Bierwisch started playing - and following - cricket only four years ago, when former Germany women's captain Stephanie Frohnmayer asked her to join her cricket club while Bierwisch was a scholar at a research institute in Munich. To meet her international playing commitments today, she takes time off and works weekends to make up in her full-time job at a consultancy.
"I love what I'm doing, so it's fine," she says. "I picked it up only as I started playing. Watching a lot of matches on YouTube helped me understand the game.
"Our captain Anuradha is also very experienced. She's always there when you need cricket or life-related advice. Our coach Michael is incredible too. He knows exactly what to tell each player and how he can bring the best out of them. Our team improved a lot since he picked up the job as a coach.

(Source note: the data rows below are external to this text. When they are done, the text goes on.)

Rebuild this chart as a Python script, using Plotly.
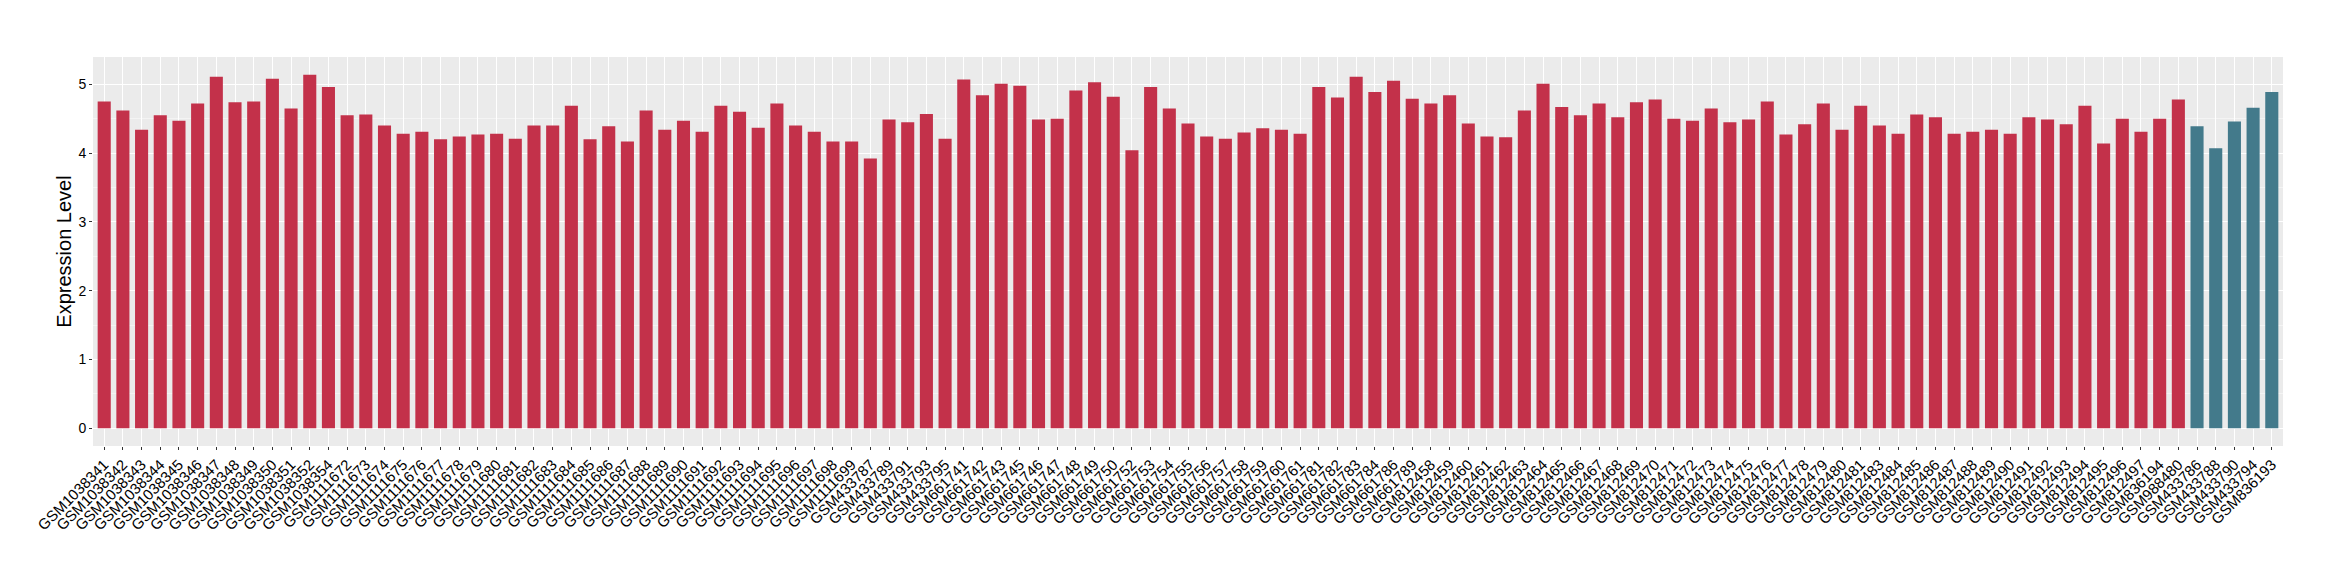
import plotly.graph_objects as go

red_samples = (
    ["GSM10383%02d" % i for i in [41, 42, 43, 44, 45, 46, 47, 48, 49, 50, 51, 52, 54]]
    + ["GSM11116%02d" % i for i in range(72, 100)]
    + ["GSM433787", "GSM433789", "GSM433791", "GSM433793", "GSM433795"]
    + ["GSM6617%02d" % i for i in [41, 42, 43, 45, 46, 47, 48, 49, 50, 52, 53, 54, 55, 56, 57,
                                    58, 59, 60, 61, 81, 82, 83, 84, 86, 89]]
    + ["GSM8124%02d" % i for i in list(range(58, 82)) + list(range(83, 98))]
    + ["GSM836194", "GSM988480"]
)
red_values = [
    4.75, 4.62, 4.34, 4.55, 4.47, 4.72, 5.11, 4.74, 4.75, 5.08, 4.65, 5.14, 4.96,
    4.55, 4.56, 4.40, 4.28, 4.31, 4.20, 4.24, 4.27, 4.28, 4.21, 4.40, 4.40, 4.69,
    4.20, 4.39, 4.17, 4.62, 4.34, 4.47, 4.31, 4.69, 4.60, 4.37, 4.72, 4.40, 4.31,
    4.17, 4.17,
    3.92, 4.49, 4.45, 4.57, 4.21,
    5.07, 4.84, 5.01, 4.98, 4.49, 4.50, 4.91, 5.03, 4.82, 4.04, 4.96, 4.65, 4.43,
    4.24, 4.21, 4.30, 4.36, 4.34, 4.28, 4.96, 4.81, 5.11, 4.89, 5.05, 4.79,
    4.72, 4.84, 4.43, 4.24, 4.23, 4.62, 5.01, 4.67, 4.55, 4.72, 4.52, 4.74, 4.78,
    4.50, 4.47, 4.65, 4.45, 4.49, 4.75, 4.27, 4.42, 4.72, 4.34, 4.69,
    4.40, 4.28, 4.56, 4.52, 4.28, 4.31, 4.34, 4.28, 4.52, 4.49, 4.42, 4.69, 4.14,
    4.50, 4.31,
    4.50, 4.78,
]
blue_samples = ["GSM433786", "GSM433788", "GSM433790", "GSM433794", "GSM836193"]
blue_values = [4.39, 4.07, 4.46, 4.66, 4.89]

categories = red_samples + blue_samples
y_ticks = [0, 1, 2, 3, 4, 5]

RED = "#C3314A"
BLUE = "#437A8B"

fig = go.Figure()
fig.add_trace(go.Bar(x=red_samples, y=red_values, width=0.7,
                     marker=dict(color=RED, line=dict(width=0)), showlegend=False))
fig.add_trace(go.Bar(x=blue_samples, y=blue_values, width=0.7,
                     marker=dict(color=BLUE, line=dict(width=0)), showlegend=False))

ymax = max(red_values + blue_values)
pad = 0.05 * ymax
n = len(categories)

# page body has an 8px default margin; figure size/margins compensate for it
fig.update_layout(
    width=2332, height=572,
    margin=dict(l=85, r=57, t=49, b=134),
    paper_bgcolor="white",
    plot_bgcolor="#EBEBEB",
    barmode="overlay",
    font=dict(family="Liberation Sans, Arial, sans-serif", color="black"),
    xaxis=dict(
        type="category", categoryorder="array", categoryarray=categories,
        range=[-0.6, n - 1 + 0.6],
        tickangle=-45, tickfont=dict(size=15, color="black"),
        showgrid=True, gridcolor="white", gridwidth=1.2,
        ticks="outside", ticklen=3, tickcolor="#333333", tickwidth=1,
        zeroline=False, showline=False, automargin=False,
    ),
    yaxis=dict(
        range=[-pad, ymax + pad],
        tickvals=y_ticks, ticktext=[str(v) for v in y_ticks],
        tickfont=dict(size=14, color="black"),
        showgrid=True, gridcolor="white", gridwidth=1.2,
        minor=dict(dtick=0.5, tick0=0.5, showgrid=True, gridcolor="#F4F4F4", gridwidth=0.6),
        ticks="outside", ticklen=3, tickcolor="#333333", tickwidth=1,
        zeroline=False, showline=False, automargin=False,
        title=dict(text="Expression Level", font=dict(size=20, color="black"), standoff=1),
    ),
)

fig.write_html("out.html")
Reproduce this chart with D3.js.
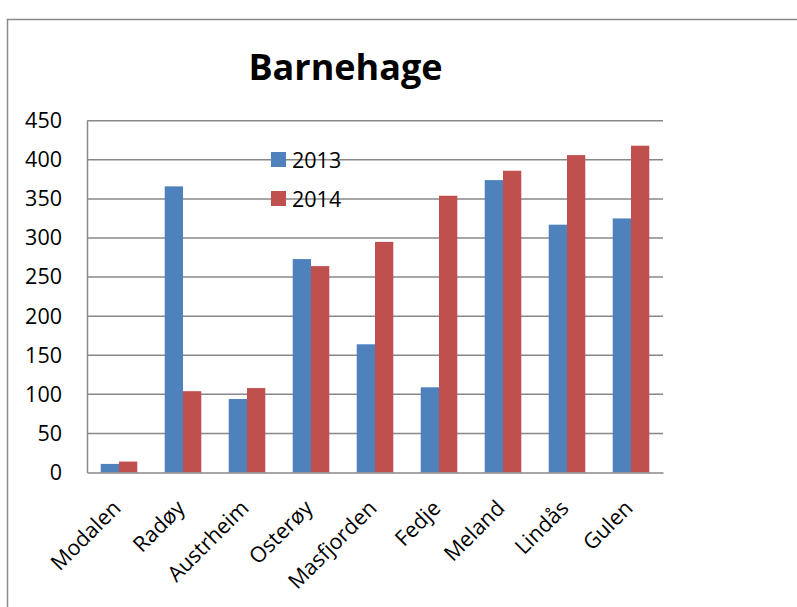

"There's no rivalry - we're like friends supporting each other, helping each other out. It's bringing out the best in us and helping us achieve all these amazing records we got in Austria."
For Thewlis too, the biggest strength of the team, unbeaten this year, is their unity.
"We had a journey up to the north of Germany from Hamburg and we did some stupid stuff on the train," he says. "We did jigsaws together as teams and they were taking pieces away from each other. We also shared what they admire about one another because I don't think team-mates share that sort of information. You get to know what your strengths are. I couldn't ask for a more cohesive group."
Loveday said that the players all fight for each other on the field. "Somebody pointed out we don't have names at the back of our shirts. It just has 'Deutschland' and 'Germany' written on it. They all play for the team. The way they go about it is incredible."